ASSIGNMENT AND ASSUMPTION OF PURCHASE AGREEMENT

Contract Categories: Business Finance - Purchase Agreements
EX-10.6 8 kbssorq12013exhibit106.htm ASSIGNMENT AND ASSUMPTION OF PURCHASE AGREEMENT KBS SOR Q1 2013 Exhibit 10.6


Exhibit 10.6
ASSIGNMENT AND ASSUMPTION OF PURCHASE AGREEMENT
This Assignment and Assumption of Purchase Agreement (“Assignment”) is entered into between KBS CAPITAL ADVISORS LLC, a Delaware limited liability company (“Assignor”), and KBS SOR AUSTIN SUBURBAN PORTFOLIO, LLC, a Delaware limited liability company (“Assignee”), as of March 20, 2013 (“Effective Date”).
RECITALS
A.    Pursuant to the terms of that certain Real Estate Sale Agreement, effective as of February 22, 2013, by and between TPG-Great Hills Plaza LLC, a Delaware limited liability company, TPG-Westech 360 LLC, a Delaware limited liability company and TPG-Park 22 LLC, a Delaware limited liability company, collectively as sellers, and KBS Capital Advisors LLC, a Delaware limited liability company, as buyer, as amended by that certain First Amendment to Real Estate Sale Agreement, dated as of February 26, 2013 (as amended, the “Purchase Agreement”), Assignor agreed to acquire the Property (as such term is defined in the Purchase Agreement) located at 9600 Great Hills Trail, 8601 R.M. 2222 (A.K.A. 8601 Ranch Road 2222), and 8911 North Capital of Texas Highway, Austin, Texas.
B.    Assignor desires to assign, without recourse, representation or warranty, all of its rights, benefits, liabilities and obligations arising under the Purchase Agreement (and related documents) to Assignee, and Assignee desires to assume all of said rights, benefits, liabilities and obligations.

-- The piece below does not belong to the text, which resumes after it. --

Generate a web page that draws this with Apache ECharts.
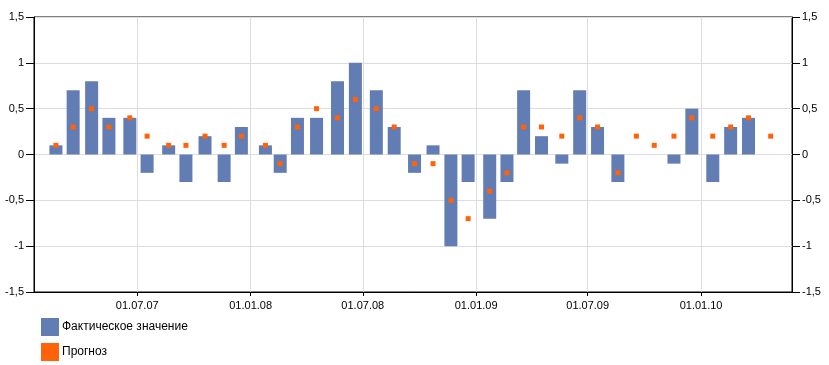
<!DOCTYPE html>
<html>
<head>
<meta charset="utf-8">
<script src="https://cdn.jsdelivr.net/npm/echarts@6/dist/echarts.min.js"></script>
<style>html,body{margin:0;padding:0;background:#fff}#c{width:829px;height:365px}</style>
</head>
<body>
<div id="c"></div>
<script>
var dates = ['2007-02-19','2007-03-19','2007-04-18','2007-05-16','2007-06-19','2007-07-17','2007-08-21','2007-09-18','2007-10-19','2007-11-19','2007-12-17','2008-01-25','2008-02-18','2008-03-17','2008-04-17','2008-05-21','2008-06-19','2008-07-23','2008-08-21','2008-09-23','2008-10-23','2008-11-21','2008-12-19','2009-01-23','2009-02-20','2009-03-19','2009-04-17','2009-05-20','2009-06-18','2009-07-17','2009-08-19','2009-09-18','2009-10-17','2009-11-18','2009-12-17','2010-01-20','2010-02-18','2010-03-19','2010-04-24'];
var actual = [0.1,0.7,0.8,0.4,0.4,-0.2,0.1,-0.3,0.2,-0.3,0.3,0.1,-0.2,0.4,0.4,0.8,1.0,0.7,0.3,-0.2,0.1,-1.0,-0.3,-0.7,-0.3,0.7,0.2,-0.1,0.7,0.3,-0.3,null,null,-0.1,0.5,-0.3,0.3,0.4,null];
var forecast = [0.1,0.3,0.5,0.3,0.4,0.2,0.1,0.1,0.2,0.1,0.2,0.1,-0.1,0.3,0.5,0.4,0.6,0.5,0.3,-0.1,-0.1,-0.5,-0.7,-0.4,-0.2,0.3,0.3,0.2,0.4,0.3,-0.2,0.2,0.1,0.2,0.4,0.2,0.3,0.4,0.2];
var seriesNames = ['Фактическое значение', 'Прогноз'];
var xMin = '2007-01-25', xMax = '2010-05-18';
var yMin = -1.5, yMax = 1.5, yStep = 0.5;

function pad(n){return (n<10?'0':'')+n;}
function fmtDate(v){var d=new Date(v);return pad(d.getDate())+'.'+pad(d.getMonth()+1)+'.'+pad(d.getFullYear()%100);}
function fmtNum(v){return String(v).replace('.', ',');}

var barData = dates.map(function(d,i){return [d, actual[i]];}).filter(function(p){return p[1]!==null;});
var ptData = dates.map(function(d,i){return [d, forecast[i]];});

var font = 'Liberation Sans';
var chart = echarts.init(document.getElementById('c'), null, {renderer:'canvas'});
var yAxisBase = {
  type:'value', min:yMin, max:yMax, interval:yStep,
  axisLine:{show:true, lineStyle:{color:'#000', width:1}},
  axisTick:{show:true, length:8, lineStyle:{color:'#000'}},
  axisLabel:{formatter:fmtNum, color:'#000', fontFamily:font, fontSize:11, margin:10}
};
chart.setOption({
  animation:false,
  grid:{left:34, right:37, top:17, bottom:73, show:true, borderColor:'#000', borderWidth:1, containLabel:false},
  legend:{
    orient:'vertical', left:41, top:318, padding:0, itemWidth:18, itemHeight:18, itemGap:7, icon:'rect',
    textStyle:{color:'#000', fontFamily:font, fontSize:12, padding:[0,0,0,-2]},
    data:seriesNames
  },
  xAxis:{
    type:'time', min:xMin, max:xMax,
    minInterval:182*86400000, maxInterval:184*86400000,
    axisLine:{show:true, onZero:false, lineStyle:{color:'#000'}},
    axisTick:{show:true, length:4, lineStyle:{color:'#000'}},
    axisLabel:{formatter:fmtDate, color:'#000', fontFamily:font, fontSize:11, margin:8, showMinLabel:false, showMaxLabel:false},
    splitLine:{show:true, lineStyle:{color:'#dddddd'}}
  },
  yAxis:[
    Object.assign({}, yAxisBase, {position:'left', splitLine:{show:true, lineStyle:{color:'#dddddd'}}}),
    Object.assign({}, yAxisBase, {position:'right', splitLine:{show:false}})
  ],
  series:[
    {name:seriesNames[0], type:'bar', data:barData, barWidth:13, itemStyle:{color:'#627db3', borderWidth:0, opacity:1}, yAxisIndex:0},
    {name:seriesNames[1], type:'scatter', data:ptData, symbol:'rect', symbolSize:5, itemStyle:{color:'#ff6208', opacity:1, borderWidth:0}, yAxisIndex:0, z:5}
  ]
});
</script>
</body>
</html>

NOW, THEREFORE, in consideration of the foregoing promises, the mutual undertakings of the parties set forth herein and other good and valuable consideration, the receipt and sufficiency of which are hereby acknowledged by the parties, the parties agree as follows:
1.Recitals. The above recitals are incorporated herein by reference.
2.    Assignment and Assumption. Assignor hereby transfers, assigns and conveys, without recourse, representation or warranty, express or implied, all of Assignor’s rights, interests, liabilities and obligations in and to the Property, and all of Assignor’s rights, interests, liabilities and obligations under the Purchase Agreement (and related documents) to acquire same to Assignee. Assignee hereby assumes all such rights, interests, liabilities and obligations, and joins in all representations, warranties, releases, and indemnities, of Assignor under the Purchase Agreement (and related documents) relating to such Property and the Purchase Agreement (and related documents) assigned to it above, and all of the representations and warranties made by Assignor in the Purchase Agreement are true and correct with respect to Assignee as of the date hereof.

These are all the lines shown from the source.